- PROBLEM DETAILS
From the listing below, return each line that includes "React".

[Charts and diagrams as code]
** START **
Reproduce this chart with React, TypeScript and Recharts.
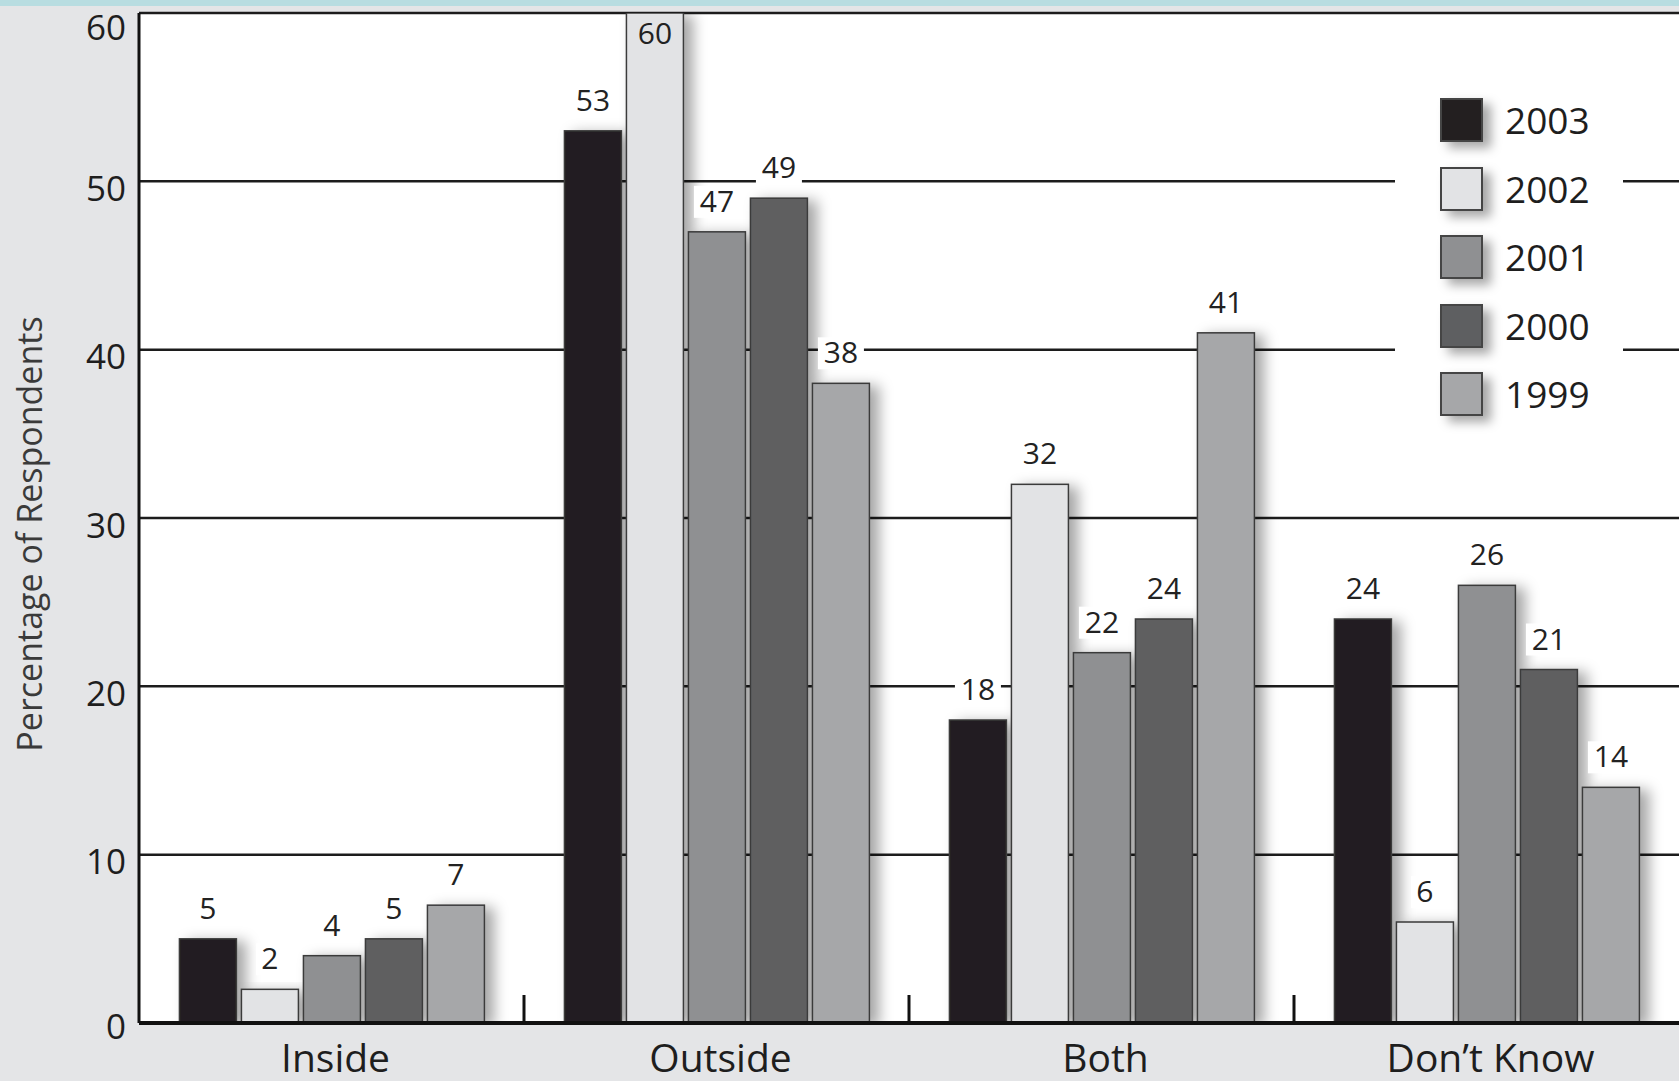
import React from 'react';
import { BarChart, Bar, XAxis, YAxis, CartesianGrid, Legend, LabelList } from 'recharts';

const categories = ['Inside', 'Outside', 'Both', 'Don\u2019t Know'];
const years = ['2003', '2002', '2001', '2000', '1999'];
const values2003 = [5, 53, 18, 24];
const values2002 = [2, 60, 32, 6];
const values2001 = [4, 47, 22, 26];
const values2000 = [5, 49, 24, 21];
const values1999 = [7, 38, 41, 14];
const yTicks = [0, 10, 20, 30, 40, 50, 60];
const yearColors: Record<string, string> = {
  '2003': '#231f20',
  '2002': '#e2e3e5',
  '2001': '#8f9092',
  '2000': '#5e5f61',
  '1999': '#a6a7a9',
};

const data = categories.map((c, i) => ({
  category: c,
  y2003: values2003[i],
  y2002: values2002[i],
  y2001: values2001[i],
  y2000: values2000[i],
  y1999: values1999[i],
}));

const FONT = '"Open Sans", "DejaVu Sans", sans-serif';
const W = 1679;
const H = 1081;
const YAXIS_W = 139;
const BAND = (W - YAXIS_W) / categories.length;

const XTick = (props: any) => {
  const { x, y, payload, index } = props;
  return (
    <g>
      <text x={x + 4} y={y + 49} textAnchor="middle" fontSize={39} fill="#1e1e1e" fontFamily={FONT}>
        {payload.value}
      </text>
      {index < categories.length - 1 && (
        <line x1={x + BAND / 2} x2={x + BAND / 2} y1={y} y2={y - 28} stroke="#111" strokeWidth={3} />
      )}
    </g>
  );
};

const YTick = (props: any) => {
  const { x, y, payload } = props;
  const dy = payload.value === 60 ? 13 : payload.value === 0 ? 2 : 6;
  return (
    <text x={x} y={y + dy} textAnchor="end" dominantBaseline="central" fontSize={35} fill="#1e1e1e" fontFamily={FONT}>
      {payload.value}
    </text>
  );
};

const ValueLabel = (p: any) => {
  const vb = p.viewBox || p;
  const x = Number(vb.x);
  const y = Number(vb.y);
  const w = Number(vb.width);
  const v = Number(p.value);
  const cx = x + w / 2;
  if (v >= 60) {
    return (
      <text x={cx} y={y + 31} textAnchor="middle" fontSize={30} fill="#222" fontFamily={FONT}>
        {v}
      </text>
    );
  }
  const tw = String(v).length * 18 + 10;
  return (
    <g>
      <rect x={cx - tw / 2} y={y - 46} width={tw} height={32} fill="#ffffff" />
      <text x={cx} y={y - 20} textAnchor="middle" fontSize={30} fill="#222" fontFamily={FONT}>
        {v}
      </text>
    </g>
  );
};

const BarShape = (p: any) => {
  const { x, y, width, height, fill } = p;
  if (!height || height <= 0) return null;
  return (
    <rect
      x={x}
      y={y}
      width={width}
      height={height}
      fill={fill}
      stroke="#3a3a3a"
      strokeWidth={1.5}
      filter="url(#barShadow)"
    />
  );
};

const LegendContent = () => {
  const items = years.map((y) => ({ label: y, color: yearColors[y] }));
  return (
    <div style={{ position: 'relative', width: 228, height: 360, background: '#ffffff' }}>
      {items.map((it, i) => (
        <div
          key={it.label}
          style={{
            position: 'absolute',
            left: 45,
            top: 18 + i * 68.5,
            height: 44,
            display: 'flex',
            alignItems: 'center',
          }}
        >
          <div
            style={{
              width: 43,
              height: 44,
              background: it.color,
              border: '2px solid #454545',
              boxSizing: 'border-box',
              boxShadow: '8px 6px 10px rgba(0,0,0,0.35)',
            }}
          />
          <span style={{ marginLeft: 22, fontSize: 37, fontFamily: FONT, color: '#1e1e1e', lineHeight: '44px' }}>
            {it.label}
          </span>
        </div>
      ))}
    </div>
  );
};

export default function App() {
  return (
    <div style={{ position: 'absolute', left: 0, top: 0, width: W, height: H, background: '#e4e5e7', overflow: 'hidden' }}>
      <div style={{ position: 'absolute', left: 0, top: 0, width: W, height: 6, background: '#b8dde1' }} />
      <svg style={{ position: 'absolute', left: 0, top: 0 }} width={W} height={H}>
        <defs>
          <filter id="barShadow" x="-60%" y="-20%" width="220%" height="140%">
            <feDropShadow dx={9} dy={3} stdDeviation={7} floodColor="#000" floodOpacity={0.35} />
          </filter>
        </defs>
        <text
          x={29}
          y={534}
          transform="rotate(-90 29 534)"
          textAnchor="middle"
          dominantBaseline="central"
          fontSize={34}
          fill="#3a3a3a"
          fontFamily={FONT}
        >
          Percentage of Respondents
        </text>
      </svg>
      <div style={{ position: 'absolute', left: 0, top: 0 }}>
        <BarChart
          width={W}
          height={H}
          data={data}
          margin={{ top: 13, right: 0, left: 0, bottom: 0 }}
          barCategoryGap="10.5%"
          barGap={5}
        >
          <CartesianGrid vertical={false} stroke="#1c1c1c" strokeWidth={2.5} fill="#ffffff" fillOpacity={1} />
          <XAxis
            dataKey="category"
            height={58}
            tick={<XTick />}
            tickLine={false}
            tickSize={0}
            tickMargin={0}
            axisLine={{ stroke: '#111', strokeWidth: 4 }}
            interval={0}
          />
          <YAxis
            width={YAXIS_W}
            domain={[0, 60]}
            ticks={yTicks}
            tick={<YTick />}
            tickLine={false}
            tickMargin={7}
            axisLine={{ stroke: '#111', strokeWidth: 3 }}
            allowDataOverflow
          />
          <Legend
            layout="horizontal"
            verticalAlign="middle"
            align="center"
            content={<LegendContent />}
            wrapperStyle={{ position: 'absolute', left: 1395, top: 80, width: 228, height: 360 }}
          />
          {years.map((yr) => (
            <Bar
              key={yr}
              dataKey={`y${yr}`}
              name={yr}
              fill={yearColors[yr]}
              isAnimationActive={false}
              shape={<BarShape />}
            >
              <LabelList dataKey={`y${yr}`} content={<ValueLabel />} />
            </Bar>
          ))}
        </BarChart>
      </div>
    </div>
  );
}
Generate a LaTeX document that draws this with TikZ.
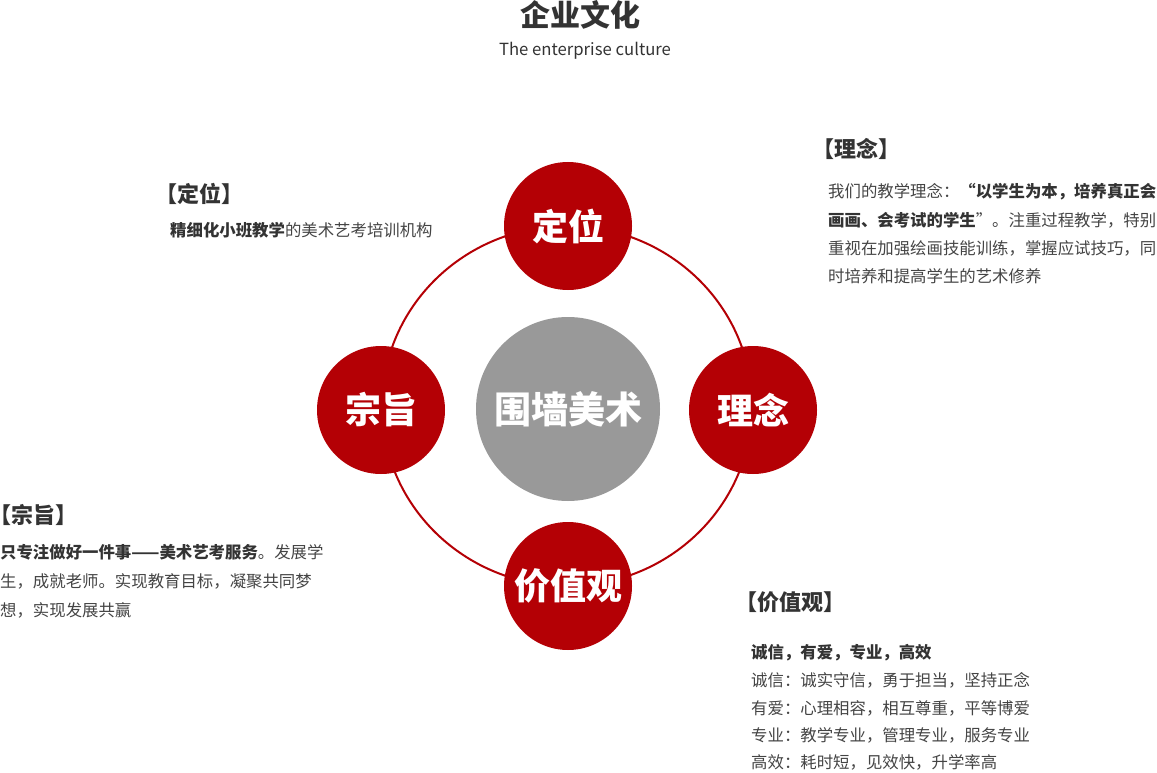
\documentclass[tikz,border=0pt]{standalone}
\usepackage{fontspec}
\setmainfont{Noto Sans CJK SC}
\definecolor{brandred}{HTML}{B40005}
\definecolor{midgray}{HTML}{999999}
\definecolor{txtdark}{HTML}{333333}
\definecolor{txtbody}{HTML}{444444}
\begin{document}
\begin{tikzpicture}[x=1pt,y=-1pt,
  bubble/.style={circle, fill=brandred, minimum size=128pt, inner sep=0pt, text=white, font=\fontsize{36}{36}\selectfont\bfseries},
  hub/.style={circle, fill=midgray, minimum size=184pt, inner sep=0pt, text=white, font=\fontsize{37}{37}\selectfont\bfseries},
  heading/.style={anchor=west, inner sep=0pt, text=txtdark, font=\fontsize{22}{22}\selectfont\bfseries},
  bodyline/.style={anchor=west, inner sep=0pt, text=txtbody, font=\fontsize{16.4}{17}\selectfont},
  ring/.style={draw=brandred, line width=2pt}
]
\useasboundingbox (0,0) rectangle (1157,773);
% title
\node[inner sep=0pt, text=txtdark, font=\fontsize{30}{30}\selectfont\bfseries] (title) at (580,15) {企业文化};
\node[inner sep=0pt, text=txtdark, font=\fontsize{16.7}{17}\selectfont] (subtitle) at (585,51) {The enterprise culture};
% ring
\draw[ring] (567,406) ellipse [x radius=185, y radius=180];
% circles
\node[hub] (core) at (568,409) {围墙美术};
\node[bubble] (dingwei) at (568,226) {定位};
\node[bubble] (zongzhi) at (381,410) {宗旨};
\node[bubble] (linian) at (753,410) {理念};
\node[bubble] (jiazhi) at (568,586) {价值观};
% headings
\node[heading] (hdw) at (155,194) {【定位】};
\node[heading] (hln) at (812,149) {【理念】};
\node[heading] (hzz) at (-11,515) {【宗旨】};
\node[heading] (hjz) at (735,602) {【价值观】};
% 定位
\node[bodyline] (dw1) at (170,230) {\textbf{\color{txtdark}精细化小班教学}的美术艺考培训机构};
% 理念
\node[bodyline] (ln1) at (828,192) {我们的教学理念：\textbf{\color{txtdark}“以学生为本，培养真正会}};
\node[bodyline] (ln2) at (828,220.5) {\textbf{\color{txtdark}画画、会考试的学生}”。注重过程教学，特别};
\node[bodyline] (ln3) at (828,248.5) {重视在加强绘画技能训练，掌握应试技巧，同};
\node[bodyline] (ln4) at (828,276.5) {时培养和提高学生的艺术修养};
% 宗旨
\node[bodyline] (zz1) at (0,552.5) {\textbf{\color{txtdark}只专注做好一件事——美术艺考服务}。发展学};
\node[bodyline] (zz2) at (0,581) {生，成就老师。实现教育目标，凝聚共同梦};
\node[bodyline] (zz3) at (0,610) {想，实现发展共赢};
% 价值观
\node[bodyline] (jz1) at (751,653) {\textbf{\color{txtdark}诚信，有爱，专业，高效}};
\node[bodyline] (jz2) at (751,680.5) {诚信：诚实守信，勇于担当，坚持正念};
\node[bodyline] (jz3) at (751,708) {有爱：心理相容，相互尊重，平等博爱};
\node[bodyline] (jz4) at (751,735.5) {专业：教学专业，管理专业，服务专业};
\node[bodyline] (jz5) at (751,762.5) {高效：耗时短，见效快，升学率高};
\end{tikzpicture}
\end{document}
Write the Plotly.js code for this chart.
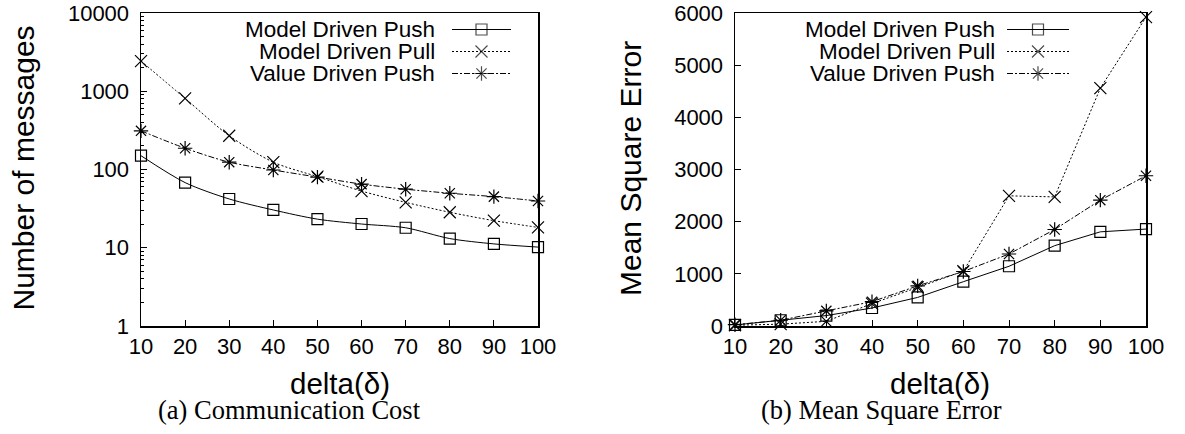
** END **
- RESULT BELOW
Reproduce this chart with React, TypeScript and Recharts.
import React from 'react';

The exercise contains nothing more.